Harbaugh has a Phd in Economics from the University of Wisconsin-Madison. He’s been an economics professor at UO since 1995, and has edited the UO Matters blog since 2009. His research on the neural foundations of charitable giving has been published in Science, and featured in the New York Times. He has been on UO’s Intercollegiate Athletics Committee since 2011, and this June 3rd he was elected as the UO Senate VP and President-Elect on a platform that included a call for a new UO Task Force to fix the broken relationship between Duck athletics and UO’s academic side.

City Club members will engage the speakers in a Q&A session after the presentations.

Howard knows a lot about the financial aspects of big-time college athletics in general and at UO in particular. I expect to learn a lot.

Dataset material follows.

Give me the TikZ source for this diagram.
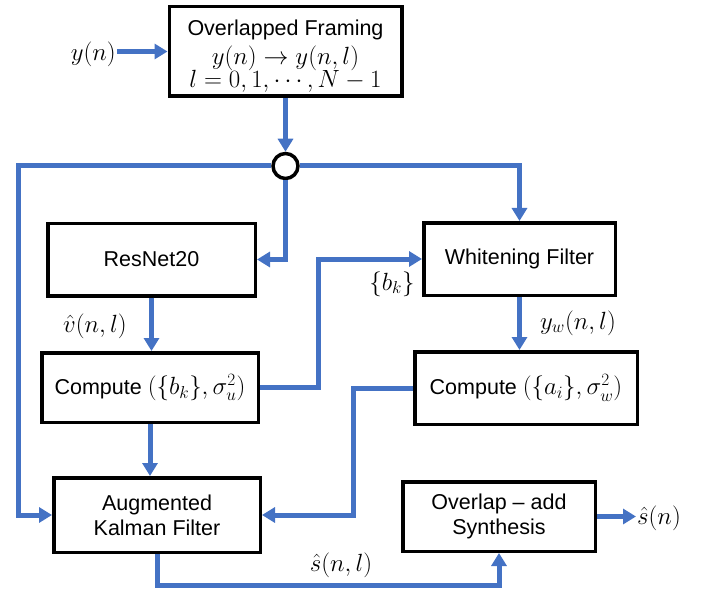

I did a similar session in Portland a few months ago, making a pitch for the 3% tax, and talked a little bit about things like the sham FHS 199 course. It was a good discussion, with some very interesting questions from the Portland City Club members:


  1. minions -- bob, stuart and kevin 06/26/2015

    All nice ideas, but doesn’t take into account the bully philosophy of all NIke related enterprises: push it to the barely acceptable limits to TAKE all you can for yourself. They don’t ‘identify’ with academics, generally, and compete with rabid detail. Pro contracts and manifestos usually follow.

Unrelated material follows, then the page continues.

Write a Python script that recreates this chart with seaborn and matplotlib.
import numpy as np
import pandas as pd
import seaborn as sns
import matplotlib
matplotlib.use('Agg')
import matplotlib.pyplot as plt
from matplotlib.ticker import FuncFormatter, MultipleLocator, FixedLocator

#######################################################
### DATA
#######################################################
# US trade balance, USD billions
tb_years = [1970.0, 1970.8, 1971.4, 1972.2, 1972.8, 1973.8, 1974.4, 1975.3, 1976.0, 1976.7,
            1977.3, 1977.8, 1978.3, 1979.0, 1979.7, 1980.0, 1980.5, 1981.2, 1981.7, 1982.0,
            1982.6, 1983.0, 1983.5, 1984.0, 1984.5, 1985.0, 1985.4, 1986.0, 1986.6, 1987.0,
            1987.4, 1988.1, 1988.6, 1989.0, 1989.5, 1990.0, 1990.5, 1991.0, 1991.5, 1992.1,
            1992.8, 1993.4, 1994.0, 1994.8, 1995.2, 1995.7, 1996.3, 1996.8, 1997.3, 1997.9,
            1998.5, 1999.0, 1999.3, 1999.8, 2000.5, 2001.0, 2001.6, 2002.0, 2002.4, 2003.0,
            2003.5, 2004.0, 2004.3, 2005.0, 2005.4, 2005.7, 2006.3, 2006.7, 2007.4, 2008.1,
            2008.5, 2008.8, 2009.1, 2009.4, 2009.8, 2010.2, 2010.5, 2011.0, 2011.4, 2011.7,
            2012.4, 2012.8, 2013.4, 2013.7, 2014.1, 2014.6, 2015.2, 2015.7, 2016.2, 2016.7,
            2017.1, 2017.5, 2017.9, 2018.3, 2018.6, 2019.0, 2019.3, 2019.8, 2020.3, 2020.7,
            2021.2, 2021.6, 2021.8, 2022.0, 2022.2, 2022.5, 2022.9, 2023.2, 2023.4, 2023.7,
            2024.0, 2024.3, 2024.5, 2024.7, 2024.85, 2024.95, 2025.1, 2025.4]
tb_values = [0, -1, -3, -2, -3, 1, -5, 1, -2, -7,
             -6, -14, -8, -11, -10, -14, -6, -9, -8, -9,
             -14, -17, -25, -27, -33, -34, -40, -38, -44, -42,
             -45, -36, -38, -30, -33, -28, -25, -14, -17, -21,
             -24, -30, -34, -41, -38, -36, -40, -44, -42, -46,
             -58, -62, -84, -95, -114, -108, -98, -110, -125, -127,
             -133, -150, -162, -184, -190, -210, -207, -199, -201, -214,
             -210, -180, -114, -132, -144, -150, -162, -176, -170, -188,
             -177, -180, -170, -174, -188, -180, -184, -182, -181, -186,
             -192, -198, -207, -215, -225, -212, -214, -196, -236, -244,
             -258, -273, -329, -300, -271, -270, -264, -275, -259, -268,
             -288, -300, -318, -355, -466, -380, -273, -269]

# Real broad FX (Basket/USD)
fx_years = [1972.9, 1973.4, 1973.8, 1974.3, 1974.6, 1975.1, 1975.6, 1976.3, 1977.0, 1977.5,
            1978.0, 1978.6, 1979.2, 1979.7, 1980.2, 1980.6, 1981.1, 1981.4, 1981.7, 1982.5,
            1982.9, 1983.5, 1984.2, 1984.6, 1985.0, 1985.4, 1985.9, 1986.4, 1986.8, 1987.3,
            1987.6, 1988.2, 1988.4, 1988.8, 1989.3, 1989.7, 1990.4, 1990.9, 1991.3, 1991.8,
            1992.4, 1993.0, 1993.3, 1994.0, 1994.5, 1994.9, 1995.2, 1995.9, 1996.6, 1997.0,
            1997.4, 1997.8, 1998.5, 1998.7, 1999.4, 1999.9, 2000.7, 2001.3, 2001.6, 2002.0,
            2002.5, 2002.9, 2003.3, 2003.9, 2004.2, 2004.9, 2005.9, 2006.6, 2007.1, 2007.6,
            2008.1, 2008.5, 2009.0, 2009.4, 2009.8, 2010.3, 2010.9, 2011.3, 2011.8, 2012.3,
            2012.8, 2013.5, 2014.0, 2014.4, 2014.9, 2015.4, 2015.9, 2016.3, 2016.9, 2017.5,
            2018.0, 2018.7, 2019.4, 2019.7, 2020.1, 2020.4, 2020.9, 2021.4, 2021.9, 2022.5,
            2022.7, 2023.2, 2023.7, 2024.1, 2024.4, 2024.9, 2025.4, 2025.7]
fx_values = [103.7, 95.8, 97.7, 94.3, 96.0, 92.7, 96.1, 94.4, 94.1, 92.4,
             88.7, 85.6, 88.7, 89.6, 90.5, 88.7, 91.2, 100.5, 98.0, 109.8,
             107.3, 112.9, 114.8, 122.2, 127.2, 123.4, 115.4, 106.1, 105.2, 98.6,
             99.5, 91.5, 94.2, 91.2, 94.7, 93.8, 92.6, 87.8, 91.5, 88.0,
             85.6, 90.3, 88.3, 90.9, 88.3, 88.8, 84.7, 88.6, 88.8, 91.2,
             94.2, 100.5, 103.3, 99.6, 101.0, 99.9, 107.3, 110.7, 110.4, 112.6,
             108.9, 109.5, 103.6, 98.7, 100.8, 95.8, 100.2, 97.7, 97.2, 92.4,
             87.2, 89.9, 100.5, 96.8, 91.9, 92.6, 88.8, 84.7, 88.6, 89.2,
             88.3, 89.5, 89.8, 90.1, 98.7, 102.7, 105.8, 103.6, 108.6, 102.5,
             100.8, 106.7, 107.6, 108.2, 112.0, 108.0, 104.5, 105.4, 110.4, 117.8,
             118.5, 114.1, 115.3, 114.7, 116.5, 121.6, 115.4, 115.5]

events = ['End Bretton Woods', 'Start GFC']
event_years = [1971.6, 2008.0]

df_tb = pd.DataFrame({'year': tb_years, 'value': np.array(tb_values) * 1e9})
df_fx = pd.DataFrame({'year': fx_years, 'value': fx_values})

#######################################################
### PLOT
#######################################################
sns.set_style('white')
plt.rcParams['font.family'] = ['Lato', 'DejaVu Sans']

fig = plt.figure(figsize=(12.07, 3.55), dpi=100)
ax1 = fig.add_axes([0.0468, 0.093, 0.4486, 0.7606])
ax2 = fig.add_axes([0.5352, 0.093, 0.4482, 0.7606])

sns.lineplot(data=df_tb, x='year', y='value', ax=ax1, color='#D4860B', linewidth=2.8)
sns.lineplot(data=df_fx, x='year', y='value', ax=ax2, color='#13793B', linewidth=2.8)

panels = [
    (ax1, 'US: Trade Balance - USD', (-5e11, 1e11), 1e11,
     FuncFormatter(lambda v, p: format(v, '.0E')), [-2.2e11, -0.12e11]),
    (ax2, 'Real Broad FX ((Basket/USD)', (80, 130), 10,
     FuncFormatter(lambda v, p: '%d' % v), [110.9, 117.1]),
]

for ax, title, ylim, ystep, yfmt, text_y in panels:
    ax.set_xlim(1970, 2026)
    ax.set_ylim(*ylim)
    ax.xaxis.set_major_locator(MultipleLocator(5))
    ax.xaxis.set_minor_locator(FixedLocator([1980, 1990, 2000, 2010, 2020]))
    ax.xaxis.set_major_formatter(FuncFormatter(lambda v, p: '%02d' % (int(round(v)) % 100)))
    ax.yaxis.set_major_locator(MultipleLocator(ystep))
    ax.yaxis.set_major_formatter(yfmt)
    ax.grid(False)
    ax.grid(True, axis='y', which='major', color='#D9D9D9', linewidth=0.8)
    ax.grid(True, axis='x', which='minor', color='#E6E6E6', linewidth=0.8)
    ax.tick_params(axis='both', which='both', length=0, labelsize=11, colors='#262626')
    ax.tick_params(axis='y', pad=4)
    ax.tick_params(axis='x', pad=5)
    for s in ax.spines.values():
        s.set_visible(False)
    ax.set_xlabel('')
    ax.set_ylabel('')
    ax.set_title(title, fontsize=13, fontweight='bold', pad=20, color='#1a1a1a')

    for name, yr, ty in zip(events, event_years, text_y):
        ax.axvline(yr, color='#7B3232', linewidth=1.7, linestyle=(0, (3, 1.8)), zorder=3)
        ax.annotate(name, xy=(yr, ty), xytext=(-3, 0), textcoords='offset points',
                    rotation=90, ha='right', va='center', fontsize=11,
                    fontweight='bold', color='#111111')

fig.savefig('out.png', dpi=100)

  2. dog (hot dog in this case) 06/27/2015

    climate change, what climate change? 100 degrees in eugene in June –> naw its a myth

    So I do have a lot to bark about on this topic, but will bark briefly since I am a hot dog needing water/beer for survival.

    First of all,
    is a good site for lots of this.

    Second, a thorough report by Koo and Dittmore (2012) reaches this IMPORTANT conclusion:

    For every $1 increase in athletic giving, the current operating dollars restricted to academic purposes decreased by $1.40. I believe economics call this negative elasticity or plasticity or bullshiticity or some such

    1. Joint pitches – great idea but unlikely to happen in the real world. Can some examples of Universities that actually do this be provided here?

    2. Taxing athletic donations is an obvious idea and actually done by some Universities. Some examples of models to follow would be good to post here,

    3. I don’t have any fuckin’ pom poms and if I did, would need instruction on how to use them ,…

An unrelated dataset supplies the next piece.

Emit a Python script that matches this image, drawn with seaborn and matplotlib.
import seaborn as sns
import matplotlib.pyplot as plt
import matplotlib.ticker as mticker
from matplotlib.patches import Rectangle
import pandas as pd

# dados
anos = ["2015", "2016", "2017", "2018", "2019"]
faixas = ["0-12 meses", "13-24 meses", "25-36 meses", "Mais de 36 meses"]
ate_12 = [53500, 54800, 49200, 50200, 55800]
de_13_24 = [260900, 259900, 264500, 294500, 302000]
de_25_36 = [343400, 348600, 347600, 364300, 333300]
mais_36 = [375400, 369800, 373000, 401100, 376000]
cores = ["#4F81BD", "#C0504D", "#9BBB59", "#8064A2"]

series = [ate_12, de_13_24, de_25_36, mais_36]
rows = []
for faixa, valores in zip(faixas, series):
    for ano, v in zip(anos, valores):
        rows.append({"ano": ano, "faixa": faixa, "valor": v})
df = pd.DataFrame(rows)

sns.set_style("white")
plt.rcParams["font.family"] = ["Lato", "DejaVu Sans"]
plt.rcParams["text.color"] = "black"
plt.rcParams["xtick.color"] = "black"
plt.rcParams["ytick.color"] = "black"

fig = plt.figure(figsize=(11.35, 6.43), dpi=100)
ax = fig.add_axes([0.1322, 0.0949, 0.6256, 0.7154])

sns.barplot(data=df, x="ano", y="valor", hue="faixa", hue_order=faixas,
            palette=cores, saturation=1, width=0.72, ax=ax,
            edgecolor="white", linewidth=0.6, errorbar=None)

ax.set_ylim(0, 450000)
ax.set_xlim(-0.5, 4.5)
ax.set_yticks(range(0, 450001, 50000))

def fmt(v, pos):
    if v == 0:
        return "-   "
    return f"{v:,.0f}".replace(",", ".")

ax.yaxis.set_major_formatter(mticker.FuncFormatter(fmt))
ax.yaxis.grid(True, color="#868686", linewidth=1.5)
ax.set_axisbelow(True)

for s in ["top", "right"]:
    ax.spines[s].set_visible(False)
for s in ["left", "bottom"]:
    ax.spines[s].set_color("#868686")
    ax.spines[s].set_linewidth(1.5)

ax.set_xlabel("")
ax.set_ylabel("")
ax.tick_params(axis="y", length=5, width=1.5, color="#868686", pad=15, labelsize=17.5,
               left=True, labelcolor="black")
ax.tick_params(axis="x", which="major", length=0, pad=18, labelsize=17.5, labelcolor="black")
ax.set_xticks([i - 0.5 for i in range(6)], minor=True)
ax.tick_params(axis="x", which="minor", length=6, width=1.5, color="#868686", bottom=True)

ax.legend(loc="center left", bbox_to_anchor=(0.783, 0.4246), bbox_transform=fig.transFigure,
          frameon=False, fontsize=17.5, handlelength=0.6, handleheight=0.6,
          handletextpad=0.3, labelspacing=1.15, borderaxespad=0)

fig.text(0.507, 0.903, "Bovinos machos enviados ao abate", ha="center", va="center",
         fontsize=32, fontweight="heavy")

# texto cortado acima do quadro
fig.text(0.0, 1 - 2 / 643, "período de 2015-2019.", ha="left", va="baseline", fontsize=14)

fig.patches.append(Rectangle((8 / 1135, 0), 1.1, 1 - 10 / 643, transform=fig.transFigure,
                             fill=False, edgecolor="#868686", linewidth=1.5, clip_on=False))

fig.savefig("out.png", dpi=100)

  3. Fox/Hedgehog 06/27/2015

    I like a common management structure and shared pitches. It’s more than that though. It’s giving responsibility to athletics not just for charity or grudging compromises but for actually being an essential part of the university and not just a hyperplastic appendage. People want to think of themselves as the good guys. If you give them some responsibility for doing good things, they are more likely to come through than when you beg and accuse. Set goals for fundraising that athletics and academics have to achieve together. Build a structure for that. Then do the work together. See what happens. It’s unlikely to work worse than what we’re doing now.

  4. that effing Canis again 07/01/2015

    Yes, 3 cheers for JTM and his hindsight judgement.